I don’t know about you, but I would always prefer a savoury breakfast to a sweet one. It always confuses me so much when I go to coffee shops or cafes; the breakfasts to take away always seem to be pain au chocolat or sweet muffins, with a tiny range of savoury sandwiches (bacon, sausage, egg, always the same…).
Muffin mixes can take savoury flavours just as well as sweet, and so I don’t understand why more places don’t sell them! But then, they’re so easy to make at home that it’s not too much of a problem.
These particular muffins are made from one of my favourite vegetables, courgette, with some ripe gorgonzola (most other blue cheeses would work well too) and black pepper – simple, but a winning combination.
Give them a go – if you’ve never made your own muffins at home before, you’ll wonder why not when you realise how simple they are!
This takes 30 minutes max and will make 12 large muffins.

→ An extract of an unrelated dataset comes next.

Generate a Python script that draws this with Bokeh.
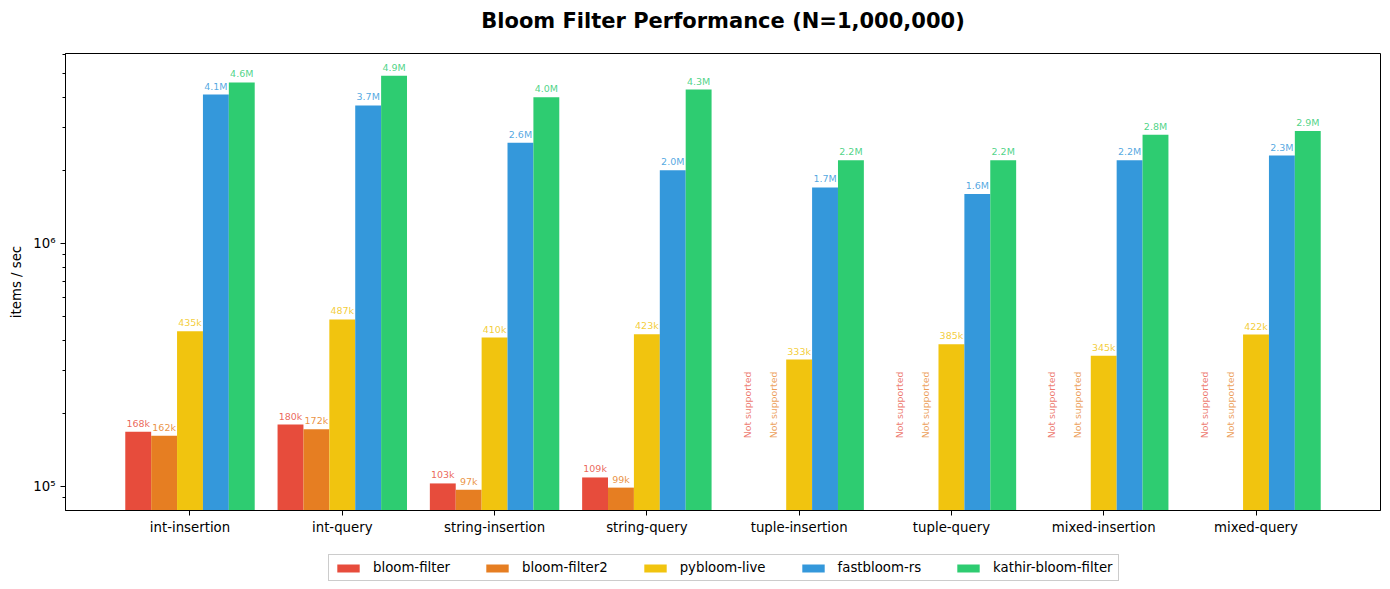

Savoury Courgette and Gorgonzola Muffins
300g self raising flour
3 tsps baking powder
50g cheddar cheese
1 courgette, grated (should be approx 200g)
3 tbsps vegetable oil
3 tbsps milk
150ml natural yoghurt
1. Preheat your oven to 220 degrees.
2. Weigh out the flour, baking powder and cheddar and place in a large bowl.

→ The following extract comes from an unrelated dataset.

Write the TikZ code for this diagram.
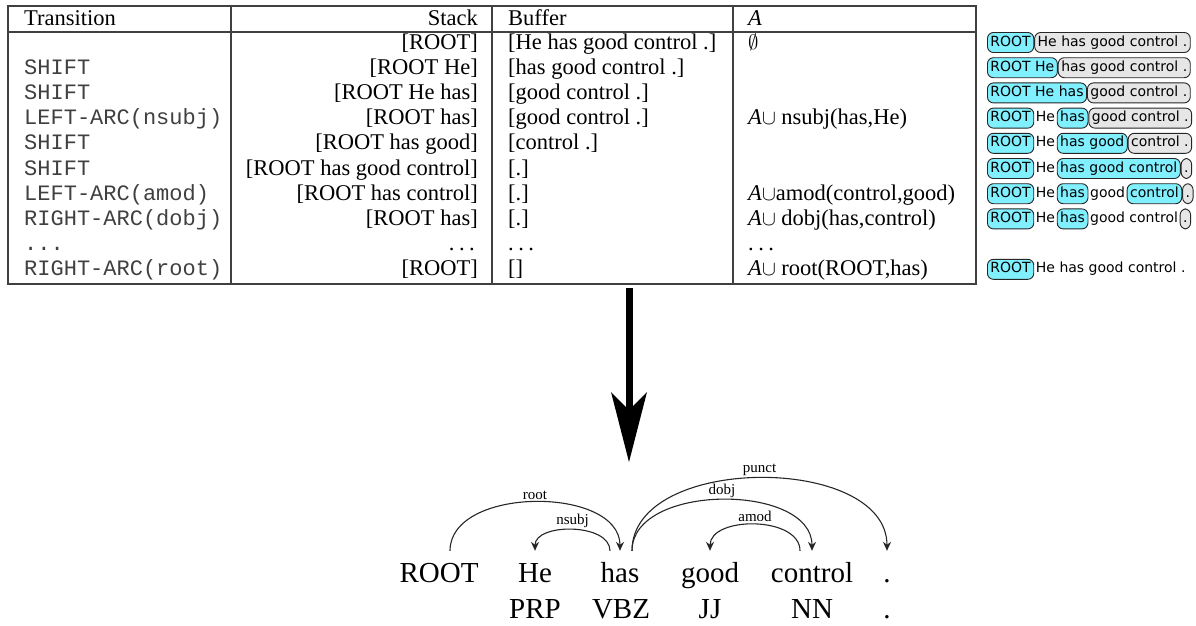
\documentclass[tikz,border=0pt]{standalone}
\usepackage{fontspec}
\setmainfont{Liberation Serif}
\setmonofont{Liberation Mono}
\newfontfamily\dvsans{DejaVu Sans}
\usetikzlibrary{arrows.meta}
\definecolor{stackfill}{HTML}{80F0FF}
\definecolor{bufffill}{HTML}{E6E6E6}
\newcommand\spdots{.\kern0.2em.\kern0.2em.}

\begin{document}
\begin{tikzpicture}[x=1pt,y=-1pt,
  cell/.style={inner sep=0pt, font=\fontsize{22.5}{25}\selectfont},
  trans/.style={inner sep=0pt, anchor=base west, text=black!75,
                font=\ttfamily\fontsize{22}{25}\selectfont},
  lcell/.style={cell, anchor=base west},
  rcell/.style={cell, anchor=base east},
  rule/.style={draw=black!75, line width=1.2pt},
  pbox/.style={draw=black!85, line width=0.9pt, rounded corners=6pt,
               inner xsep=3pt, inner ysep=3.5pt, text height=10pt, text depth=3pt,
               anchor=west, font=\dvsans\fontsize{14}{16}\selectfont},
  sbox/.style={pbox, fill=stackfill},
  bbox/.style={pbox, fill=bufffill},
  ptxt/.style={inner xsep=1.5pt, inner ysep=3.5pt, text height=10pt, text depth=3pt,
               anchor=west, font=\dvsans\fontsize{14}{16}\selectfont},
  word/.style={font=\fontsize{29}{30}\selectfont, anchor=base, inner xsep=0pt,
               inner ysep=11pt, text height=20pt, text depth=0pt},
  tag/.style={font=\fontsize{29}{30}\selectfont, anchor=base, inner sep=0pt},
  arc/.style={draw=black!85, line width=1.1pt,
              -{Stealth[length=9pt,width=8pt,inset=3pt]}},
  lbl/.style={font=\fontsize{15}{16}\selectfont, inner sep=1pt, above=1pt}
]
\useasboundingbox (0,0) rectangle (1196,625);

% ---------- transition table: frame and rules ----------
\draw[rule] (8,6) rectangle (976,284);
\draw[rule] (8,32) -- (976,32);
\draw[rule] (231,6) -- (231,284);
\draw[rule] (492,6) -- (492,284);
\draw[rule] (733,6) -- (733,284);

% header
\node[lcell] (hT) at (24,25)  {Transition};
\node[rcell] (hS) at (478,25) {Stack};
\node[lcell] (hB) at (508,25) {Buffer};
\node[lcell] (hA) at (748,25) {\textit{A}};

% row 1
\node[rcell] (s1) at (478,49) {[ROOT]};
\node[lcell] (b1) at (508,49) {[He has good control .]};
\node[lcell] (a1) at (748,49) {$\emptyset$};
% row 2
\node[trans] (t2) at (24,74.2)  {SHIFT};
\node[rcell] (s2) at (478,74.2) {[ROOT He]};
\node[lcell] (b2) at (508,74.2) {[has good control .]};
% row 3
\node[trans] (t3) at (24,99.4)  {SHIFT};
\node[rcell] (s3) at (478,99.4) {[ROOT He has]};
\node[lcell] (b3) at (508,99.4) {[good control .]};
% row 4
\node[trans] (t4) at (24,124.6)  {LEFT-ARC(nsubj)};
\node[rcell] (s4) at (478,124.6) {[ROOT has]};
\node[lcell] (b4) at (508,124.6) {[good control .]};
\node[lcell] (a4) at (748,124.6) {\textit{A}$\cup$ nsubj(has,He)};
% row 5
\node[trans] (t5) at (24,149.8)  {SHIFT};
\node[rcell] (s5) at (478,149.8) {[ROOT has good]};
\node[lcell] (b5) at (508,149.8) {[control .]};
% row 6
\node[trans] (t6) at (24,175)  {SHIFT};
\node[rcell] (s6) at (478,175) {[ROOT has good control]};
\node[lcell] (b6) at (508,175) {[.]};
% row 7
\node[trans] (t7) at (24,200.2)  {LEFT-ARC(amod)};
\node[rcell] (s7) at (478,200.2) {[ROOT has control]};
\node[lcell] (b7) at (508,200.2) {[.]};
\node[lcell] (a7) at (748,200.2) {\textit{A}$\cup$amod(control,good)};
% row 8
\node[trans] (t8) at (24,225.4)  {RIGHT-ARC(dobj)};
\node[rcell] (s8) at (478,225.4) {[ROOT has]};
\node[lcell] (b8) at (508,225.4) {[.]};
\node[lcell] (a8) at (748,225.4) {\textit{A}$\cup$ dobj(has,control)};
% row 9
\node[trans] (t9) at (24,250.6)  {...};
\node[rcell] (s9) at (475,250.6) {\spdots};
\node[lcell] (b9) at (508,250.6) {\spdots};
\node[lcell] (a9) at (748,250.6) {\spdots};
% row 10
\node[trans] (t10) at (24,275.8)  {RIGHT-ARC(root)};
\node[rcell] (s10) at (478,275.8) {[ROOT]};
\node[lcell] (b10) at (508,275.8) {[]};
\node[lcell] (a10) at (748,275.8) {\textit{A}$\cup$ root(ROOT,has)};

% ---------- stack / buffer strips ----------
\node[sbox] (p1a) at (987,42.5) {ROOT};
\node[bbox] (p1b) at (p1a.east) {He has good control .};

\node[sbox] (p2a) at (987,67.7) {ROOT He};
\node[bbox] (p2b) at (p2a.east) {has good control .};

\node[sbox] (p3a) at (987,92.9) {ROOT He has};
\node[bbox] (p3b) at (p3a.east) {good control .};

\node[sbox] (p4a) at (987,118.1) {ROOT};
\node[ptxt] (p4b) at (p4a.east) {He};
\node[sbox] (p4c) at (p4b.east) {has};
\node[bbox] (p4d) at (p4c.east) {good control .};

\node[sbox] (p5a) at (987,143.3) {ROOT};
\node[ptxt] (p5b) at (p5a.east) {He};
\node[sbox] (p5c) at (p5b.east) {has good};
\node[bbox] (p5d) at (p5c.east) {control .};

\node[sbox] (p6a) at (987,168.5) {ROOT};
\node[ptxt] (p6b) at (p6a.east) {He};
\node[sbox] (p6c) at (p6b.east) {has good control};
\node[bbox] (p6d) at (p6c.east) {.};

\node[sbox] (p7a) at (987,193.7) {ROOT};
\node[ptxt] (p7b) at (p7a.east) {He};
\node[sbox] (p7c) at (p7b.east) {has};
\node[ptxt] (p7d) at (p7c.east) {good};
\node[sbox] (p7e) at (p7d.east) {control};
\node[bbox] (p7f) at (p7e.east) {.};

\node[sbox] (p8a) at (987,218.9) {ROOT};
\node[ptxt] (p8b) at (p8a.east) {He};
\node[sbox] (p8c) at (p8b.east) {has};
\node[ptxt] (p8d) at (p8c.east) {good control};
\node[bbox] (p8e) at (p8d.east) {.};

\node[sbox] (p10a) at (987,269.3) {ROOT};
\node[ptxt] (p10b) at (p10a.east) {He has good control .};

% ---------- big arrow down to the tree ----------
\coordinate (bigtop) at (629,288);
\coordinate (bigtip) at (629,462);
\draw[line width=7pt, -{Stealth[length=70pt,width=36pt,inset=18pt,line width=0pt]}]
  (bigtop) -- (bigtip);

% ---------- dependency tree ----------
\node[word] (wROOT) at (439,582) {ROOT};
\node[word] (wHe)   at (535,582) {He};
\node[word] (whas)  at (620,582) {has};
\node[word] (wgood) at (710,582) {good};
\node[word] (wctl)  at (812,582) {control};
\node[word] (wdot)  at (887,582) {.};

\node[tag] (gPRP) at (535,618) {PRP};
\node[tag] (gVBZ) at (621,618) {VBZ};
\node[tag] (gJJ)  at (710,618) {JJ};
\node[tag] (gNN)  at (812,618) {NN};
\node[tag] (gdot) at (887,618) {.};

\draw[arc] ([xshift=11pt]wROOT.north) .. controls +(0,-65) and +(0,-65) .. (whas.north)
  node[midway, lbl] (lroot) {root};
\draw[arc] ([xshift=-10pt]whas.north) .. controls +(0,-28) and +(0,-28) .. (wHe.north)
  node[midway, lbl] (lnsubj) {nsubj};
\draw[arc] ([xshift=12pt]whas.north) .. controls +(0,-68) and +(0,-68) .. (wctl.north)
  node[midway, lbl] (ldobj) {dobj};
\draw[arc] ([xshift=12pt]whas.north) .. controls +(0,-97) and +(0,-97) .. (wdot.north)
  node[midway, lbl] (lpunct) {punct};
\draw[arc] ([xshift=-12pt]wctl.north) .. controls +(0,-35) and +(0,-35) .. (wgood.north)
  node[midway, lbl] (lamod) {amod};
\end{tikzpicture}
\end{document}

3. Add the grated courgette, yoghurt, milk, oil, eggs and a grinding of black pepper.
4. With a fork, break the egg yolks and beat gently, then combine the rest of the ingredients together, gently, until it is all combined.
5. Fill a 12 holed muffin tin with 12 muffin cases. Share the mixture out evenly between the muffin cases.
6. Chop the gorgonzola into 12 equal pieces and place one on top of each muffin.
7. Bake in the oven for 15 minutes until risen and golden.